Sharp bounds of first Zagreb coindex for \(F\)-sum graphs (Q2051727)

Summary: Let \(G=(V(E), E (G))\) be a connected graph with vertex set \(V(G)\) and edge set \(E(G)\). For a graph \(G\), the graphs \(S(G)\), \(R(G)\), \(Q(G)\), and \(T(G)\) are obtained by applying the four subdivisions related operations \(S\), \(R\), \(Q\), and \(T\), respectively. Further, for two connected graphs \(G_1\) and \(G_2\), \(G_{1 + F}G_2\) are \(F\)-sum graphs which are constructed with the help of Cartesian product of \(F(G_1)\) and \(G_2\), where \(F\in\{S, R, Q, T\}\). In this paper, we compute the lower and upper bounds for the first Zagreb coindex of these \(F\)-sum (\(S\)-sum, \(R\)-sum, \(Q\)-sum, and \(T\)-sum) graphs in the form of the first Zagreb indices and coincides of their basic graphs.
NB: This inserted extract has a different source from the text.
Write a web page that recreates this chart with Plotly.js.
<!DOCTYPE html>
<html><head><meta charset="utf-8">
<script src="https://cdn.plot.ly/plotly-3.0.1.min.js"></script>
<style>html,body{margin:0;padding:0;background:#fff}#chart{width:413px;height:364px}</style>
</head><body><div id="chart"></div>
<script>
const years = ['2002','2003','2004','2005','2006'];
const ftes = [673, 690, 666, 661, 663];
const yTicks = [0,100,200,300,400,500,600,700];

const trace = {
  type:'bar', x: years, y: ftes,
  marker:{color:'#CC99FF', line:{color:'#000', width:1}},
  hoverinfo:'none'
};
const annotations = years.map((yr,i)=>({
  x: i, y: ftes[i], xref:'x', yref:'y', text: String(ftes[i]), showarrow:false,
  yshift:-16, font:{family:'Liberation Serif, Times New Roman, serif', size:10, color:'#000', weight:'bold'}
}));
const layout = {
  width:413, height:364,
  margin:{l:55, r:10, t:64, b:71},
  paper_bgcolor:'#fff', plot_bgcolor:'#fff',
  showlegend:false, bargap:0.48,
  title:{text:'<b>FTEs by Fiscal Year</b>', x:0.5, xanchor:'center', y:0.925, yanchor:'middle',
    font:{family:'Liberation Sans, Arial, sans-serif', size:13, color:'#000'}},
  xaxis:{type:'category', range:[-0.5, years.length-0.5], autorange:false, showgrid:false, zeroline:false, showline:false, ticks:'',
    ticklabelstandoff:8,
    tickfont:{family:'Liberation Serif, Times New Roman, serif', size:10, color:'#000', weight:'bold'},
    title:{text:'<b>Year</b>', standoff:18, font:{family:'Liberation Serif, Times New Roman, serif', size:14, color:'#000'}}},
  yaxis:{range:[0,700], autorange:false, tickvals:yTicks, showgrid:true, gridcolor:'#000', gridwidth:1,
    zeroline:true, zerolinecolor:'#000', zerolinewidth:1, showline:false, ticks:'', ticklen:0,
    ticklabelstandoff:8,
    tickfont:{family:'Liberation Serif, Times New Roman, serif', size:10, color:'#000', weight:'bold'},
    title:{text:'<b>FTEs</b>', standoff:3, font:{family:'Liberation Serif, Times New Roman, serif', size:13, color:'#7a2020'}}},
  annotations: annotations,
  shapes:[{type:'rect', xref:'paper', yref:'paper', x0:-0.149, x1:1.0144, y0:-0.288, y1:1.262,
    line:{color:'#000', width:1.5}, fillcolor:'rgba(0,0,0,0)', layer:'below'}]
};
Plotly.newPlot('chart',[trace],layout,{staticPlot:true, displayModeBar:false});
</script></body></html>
At the end, we use linear regression modeling to find the best correlation among the obtained results for the thirteen physicochemical properties of the molecular structures such as boiling point, density, heat capacity at constant pressure, entropy, heat capacity at constant time, enthalpy of vaporization, acentric factor, standard enthalpy of vaporization, enthalpy of formation, octanol-water partition coefficient, standard enthalpy of formation, total surface area, and molar volume.